The Risk of Sharing Sensitive Data with Public AI Platforms
As employees and students embrace generative AI platforms, IT professionals must find ways to ensure that sensitive data isn’t being shared publicly. Users need ways to explore large language models (LLMs) without disclosing any of their data.
“First, we do a data governance check. What kind of data are you going to be using? What are the controls around that data? Then we can design a solution that allows you to keep your data in-house and not expose any data,” says Roger Haney, chief architect for software-defined infrastructure at CDW.
Data governance is key for organizations looking to prepare their infrastructure and users for AI and LLMs.
“We have a workshop called Mastering Operational AI Transformation, or MOAT,” Haney says. “You’re drawing a circle around the data that we don’t want to get out. We want it to be internally useful, but we don’t want it to get out.”
To ensure data security, partners such as CDW can help organizations set up or build cloud solutions that don’t rely on public LLMs. This gives them the benefits of generative AI without the risk.
WATCH NOW: Unlock the secrets the protect Mt. Diablo’s data.
“We can set up your cloud in a way where we’re able to use a prompt to a make copy of an LLM,” Haney explains. “We build private enclaves containing a chat resource to an LLM that people can use without a public LLM learning the data they’re putting in.”
When to Host AI Databases in the Cloud
Organizations’ plans for generative AI will determine how they should prepare their infrastructure for the future of this technology. Haney says most users want to communicate with their data for retrieval or analysis purposes.
“Chatting with your data doesn’t require a new data store. You don’t have to build a huge data lake or warehouse,” he says. “If you have student data, then we add another model that can create the query in SQL, do the query and pull the data back. Then you can ask it questions, using that data as part of your prompt, and you can talk with your data.”
Partners such as CDW can give K–12 organizations this functionality quickly and inexpensively by creating a retrieval-augmented generation database for schools. When asked a simple question, it can return two or three top answers. Often, these solutions don’t require the cloud.
“If you’re going to do 20 queries per second, for example, you probably could do that on-premises,” Haney says. “If you’re going to do 200 queries or, if you’re a company the size of CDW and you’re building an HR bot, 500 queries per second, you want to do that with resources that are scalable. That’s where the cloud comes in.”

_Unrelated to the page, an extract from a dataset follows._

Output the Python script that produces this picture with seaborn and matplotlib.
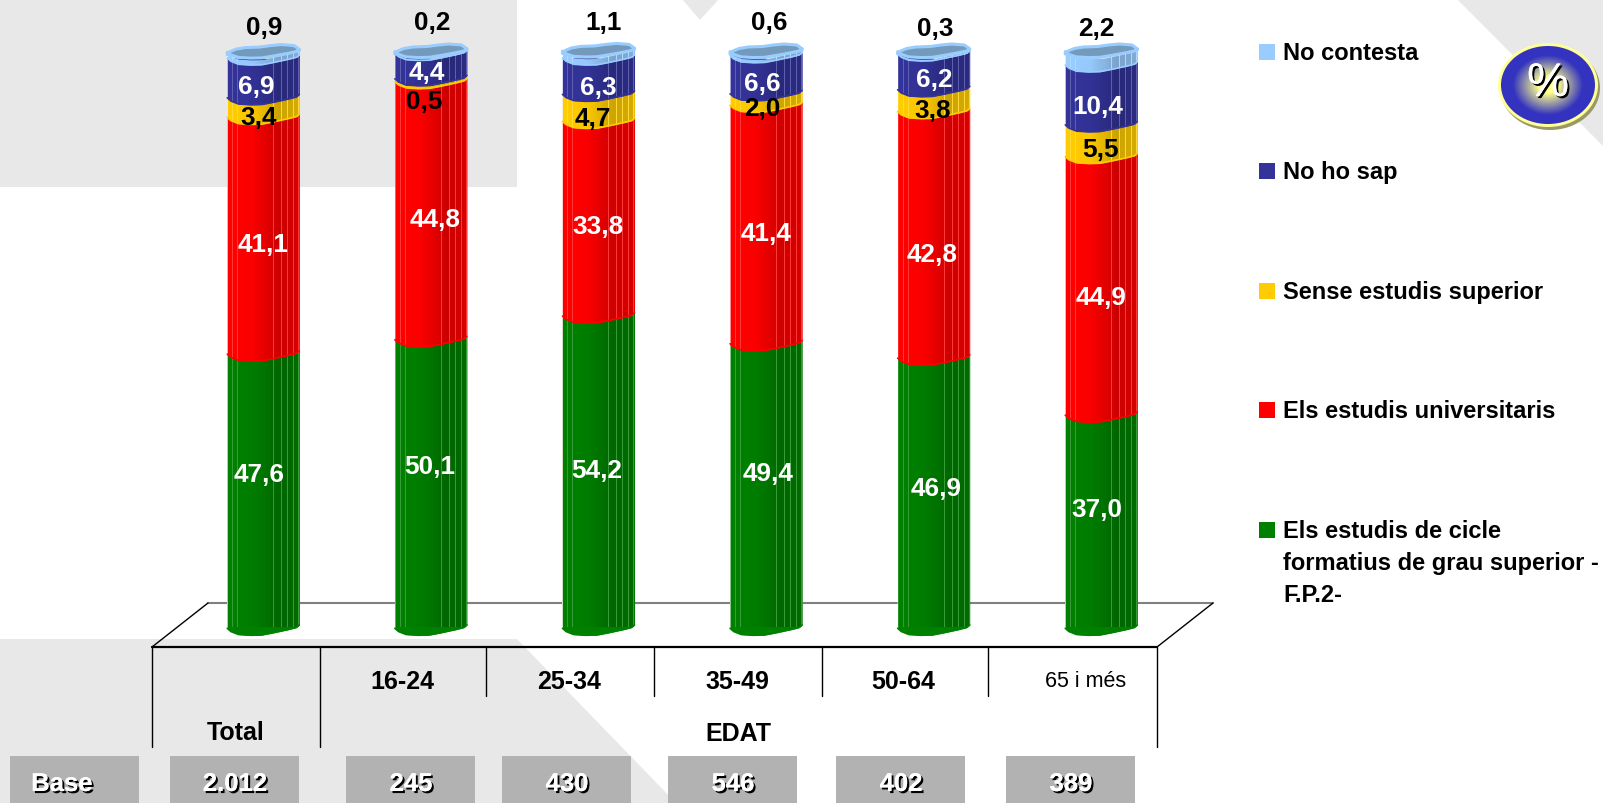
import numpy as np
import seaborn as sns
import matplotlib
matplotlib.use('Agg')
import matplotlib.pyplot as plt
import matplotlib.patheffects as pe
from matplotlib.patches import Polygon, Rectangle, Ellipse

# Data
categories = ['Total', '16-24', '25-34', '35-49', '50-64', '65 i més']
fp2 = [47.6, 50.1, 54.2, 49.4, 46.9, 37.0]
universitaris = [41.1, 44.8, 33.8, 41.4, 42.8, 44.9]
sense_estudis = [3.4, 0.5, 4.7, 2.0, 3.8, 5.5]
no_ho_sap = [6.9, 4.4, 6.3, 6.6, 6.2, 10.4]
no_contesta = [0.9, 0.2, 1.1, 0.6, 0.3, 2.2]
base_labels = ['2.012', '245', '430', '546', '402', '389']

# Legend, bottom of the stack first
series = [fp2, universitaris, sense_estudis, no_ho_sap, no_contesta]
colors = ['#008000', '#FF0000', '#FFCC00', '#333399', '#99CCFF']
text_colors = ['white', 'white', 'black', 'white', 'black']
legend_labels = ['Els estudis de cicle\nformatius de grau superior -\nF.P.2-',
                 'Els estudis universitaris', 'Sense estudis superior',
                 'No ho sap', 'No contesta']
legend_y = [531, 411, 292, 172, 53]

# Label nudges in pixels (right, down) from the middle of each segment
nudges = [
    [(-4, -17), (-1, -18), (-2, -2), (2, -13), (2, -5), (-4, -12)],
    [(0, 9), (4, 9), (-1, 8), (0, 9), (-2, 19), (0, 11)],
    [(-5, 10), (-7, 21), (-6, 10), (-4, 9), (-1, 10), (-1, 9)],
    [(-7, 8), (-4, 6), (0, 11), (-4, 9), (1, 7), (-3, 11)],
    [(1, -26), (1, -30), (5, -29), (3, -30), (2, -24), (-5, -24)],
]

sns.set_theme(style='white')
plt.rcParams['font.family'] = ['Liberation Sans', 'DejaVu Sans']

W, H = 1603, 804
fig = plt.figure(figsize=(W / 100, H / 100), dpi=100, facecolor='white')

# Background layer in pixel coordinates
bg = fig.add_axes([0, 0, 1, 1], zorder=0)
bg.set_xlim(0, W)
bg.set_ylim(H, 0)
bg.axis('off')

gray = '#E8E8E8'
bg.add_patch(Rectangle((0, 0), 517, 188, color=gray, lw=0))
bg.add_patch(Polygon([(682, 0), (719, 0), (700, 21)], color=gray, lw=0))
bg.add_patch(Polygon([(1457, 0), (W, 0), (W, 147)], color=gray, lw=0))
bg.add_patch(Polygon([(0, 640), (517, 640), (676, H), (0, H)], color=gray, lw=0))

# Floor of the chart and the table lines
bg.plot([208, 1213], [604, 604], color='#808080', lw=1.5)
bg.plot([152, 208], [648, 604], color='black', lw=1)
bg.plot([1157, 1213], [648, 604], color='black', lw=1)
bg.plot([152, 1157], [648, 648], color='black', lw=1.6)
for x in [152, 320, 1157]:
    bg.plot([x, x], [648, 748], color='black', lw=1)
for x in [486, 654, 822, 988]:
    bg.plot([x, x], [648, 697], color='black', lw=1)

bg.text(236, 733, categories[0], ha='center', va='center', fontsize=18, fontweight='bold', color='black')
for label, x in zip(categories[1:5], [402, 569, 737, 903]):
    bg.text(x, 682, label, ha='center', va='center', fontsize=18, fontweight='bold', color='black')
bg.text(1086, 682, categories[5], ha='center', va='center', fontsize=15.5, color='black')
bg.text(738, 734, 'EDAT', ha='center', va='center', fontsize=18, fontweight='bold', color='black')

# Base row
shadow = [pe.withSimplePatchShadow(offset=(1.5, -1.5), shadow_rgbFace='black', alpha=1), pe.Normal()]
box_left = [10, 170, 346, 502, 668, 836, 1006]
for left, label in zip(box_left, ['Base'] + base_labels):
    bg.add_patch(Rectangle((left, 757), 129, 47, color='#B2B2B2', lw=0))
    x = left + 52 if label == 'Base' else left + 65
    bg.text(x, 785, label, ha='center', va='center', fontsize=18.5, fontweight='bold',
            color='white', path_effects=shadow)

# Legend
for y, label, c in zip(legend_y, legend_labels, colors):
    bg.add_patch(Rectangle((1259, y - 8), 16, 16, color=c, lw=0))
    bg.text(1283, y - 10.5, label, ha='left', va='top', fontsize=17, fontweight='bold',
            color='black', linespacing=1.5)

# % badge
bx, by = 1548, 86
bg.add_patch(Ellipse((bx + 2, by + 3), 100, 84, color='#999966', lw=0))
bg.add_patch(Ellipse((bx, by), 100, 84, color='#FFFF99', lw=0))
gx, gy = np.meshgrid(np.linspace(-1, 1, 120), np.linspace(-1, 1, 120))
r = np.clip(np.sqrt(gx ** 2 + gy ** 2), 0, 1)
blue = np.array([0.2, 0.2, 0.75])
pale = np.array([1.0, 1.0, 0.55])
mix = np.clip((r - 0.2) / 0.55, 0, 1)[..., None]
im = bg.imshow(pale * (1 - mix) + blue * mix, extent=(bx - 47, bx + 47, by + 40, by - 40), aspect='auto', zorder=3)
im.set_clip_path(Ellipse((bx, by), 94, 78, transform=bg.transData))
bg.set_xlim(0, W)
bg.set_ylim(H, 0)
bg.text(bx, by - 1, '%', ha='center', va='center', fontsize=34, color='white', zorder=4,
        path_effects=[pe.withSimplePatchShadow(offset=(1.5, -1.5), shadow_rgbFace='black', alpha=1), pe.Normal()])

# Bars: y=0 sits at pixel 628 and 100 at pixel 52
y0_px, y100_px = 628, 52
slot = 167.6
first_center = 263.3
left_px = first_center - slot / 2
ax = fig.add_axes([left_px / W, (H - y0_px) / H, 6 * slot / W, (y0_px - y100_px) / H], zorder=1)
ax.patch.set_alpha(0)

cum = np.cumsum(np.array(series), axis=0)
bar_w = 0.43
for k in range(len(series) - 1, -1, -1):
    sns.barplot(x=categories, y=cum[k], color=colors[k], saturation=1, width=bar_w, ax=ax, legend=False)

ax.set_xlim(-0.5, 5.5)
ax.set_ylim(0, 100)
ax.axis('off')
px = 100 / (y0_px - y100_px)

# Wobbly outline of the cylinder, in pixels below the chord
u = np.linspace(-1, 1, 81)
front = np.interp(u, [-1, -0.9, -0.69, -0.35, -0.04, 0.29, 0.7, 0.92, 1],
                  [1.3, 4.5, 7.5, 8.3, 8, 5.7, 2.5, 0.5, -2])
back = np.interp(u, [-1, -0.92, -0.75, -0.5, -0.1, 0.2, 0.5, 0.85, 0.97, 1],
                 [3, 0, -2.5, -4, -4.5, -6, -7, -6, -3, -1])
cap_front = front * 0.85 - 0.5

# Shading across the bar with thin light facet lines
shade = np.zeros((1, 72, 4))
shade[0, :, 3] = np.interp(np.arange(72), [0, 25, 50, 71], [0, 0.02, 0.2, 0.16])
for pos in [5, 10, 45, 53, 59, 65, 70]:
    shade[0, pos] = [1, 1, 1, 0.22]

for i in range(len(categories)):
    xs = i + u * bar_w / 2
    top_curve = cum[-1, i] - front * px
    bottom_curve = -front * px
    outline = np.column_stack([np.r_[xs, xs[::-1]], np.r_[bottom_curve, top_curve[::-1]]])
    clip = Polygon(outline, transform=ax.transData)

    for k in range(len(series)):
        low = cum[k - 1, i] if k else 0
        ax.fill_between(xs, low - front * px, cum[k, i] - front * px, color=colors[k], lw=0, zorder=3, clip_on=False)

    im = ax.imshow(shade, extent=(i - bar_w / 2, i + bar_w / 2, -5, 105), aspect='auto', zorder=4, interpolation='nearest')
    im.set_clip_path(clip)

    for k in range(len(series)):
        low = cum[k - 1, i] if k else 0
        ax.plot(xs, low - front * px, color=colors[k], lw=1.2, zorder=5, clip_on=False)

    # Open top of the cylinder
    cap = np.column_stack([np.r_[xs, xs[::-1]],
                           np.r_[cum[-1, i] - back * px, (cum[-1, i] - cap_front * px)[::-1]]])
    ax.add_patch(Polygon(cap, closed=True, facecolor='#7399BB', edgecolor=colors[-1], lw=2.2,
                         joinstyle='round', zorder=6, clip_on=False))

# Bar patches only serve as the base colour, keep them inside the outline
for n, patch in enumerate(ax.patches):
    if isinstance(patch, Rectangle):
        patch.set_clip_path(Polygon(
            np.column_stack([np.r_[u, u[::-1]] * bar_w / 2 + round(patch.get_x() + bar_w / 2),
                             np.r_[-front * px, 100 - front * px]]), transform=ax.transData))

ax.set_xlim(-0.5, 5.5)
ax.set_ylim(0, 100)

# Value labels
for k, vals in enumerate(series):
    for i, v in enumerate(vals):
        low = cum[k - 1, i] if k else 0
        y = cum[k, i] if k == len(series) - 1 else low + v / 2
        dx, dy = nudges[k][i]
        ax.annotate(f'{v:.1f}'.replace('.', ','), xy=(i, y), xytext=(dx, -dy - 1), textcoords='offset pixels',
                    ha='center', va='center', fontsize=18.8, fontweight='bold', color=text_colors[k],
                    zorder=8, annotation_clip=False)

fig.savefig('out.png', dpi=100)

Because K–12 schools are largely going to be augmenting instruction and simplifying processes with AI, they could likely host any databases on-premises. Other organizations, however, may consider cloud-based resources.
DIVE DEEPER: When is the cloud right for organizations deploying artificial intelligence?
“With a fine-tuned model, you need heavy GPU resources because now you’re embedding that information into the model itself,” Haney explains. “We do most of that work in in the cloud, where we’re able to rent a GPU or a TPU, and it’s a lot less expensive than buying a huge DGX or other piece of equipment to do that work.”
So, when it comes to determining how you’ll prepare your cloud infrastructure for AI, think first about how you want to use AI, how you want to use your data and what that will require in your organization. Working with an experienced partner can help you answer these questions and more to prepare your district’s digital infrastructure for whatever comes next.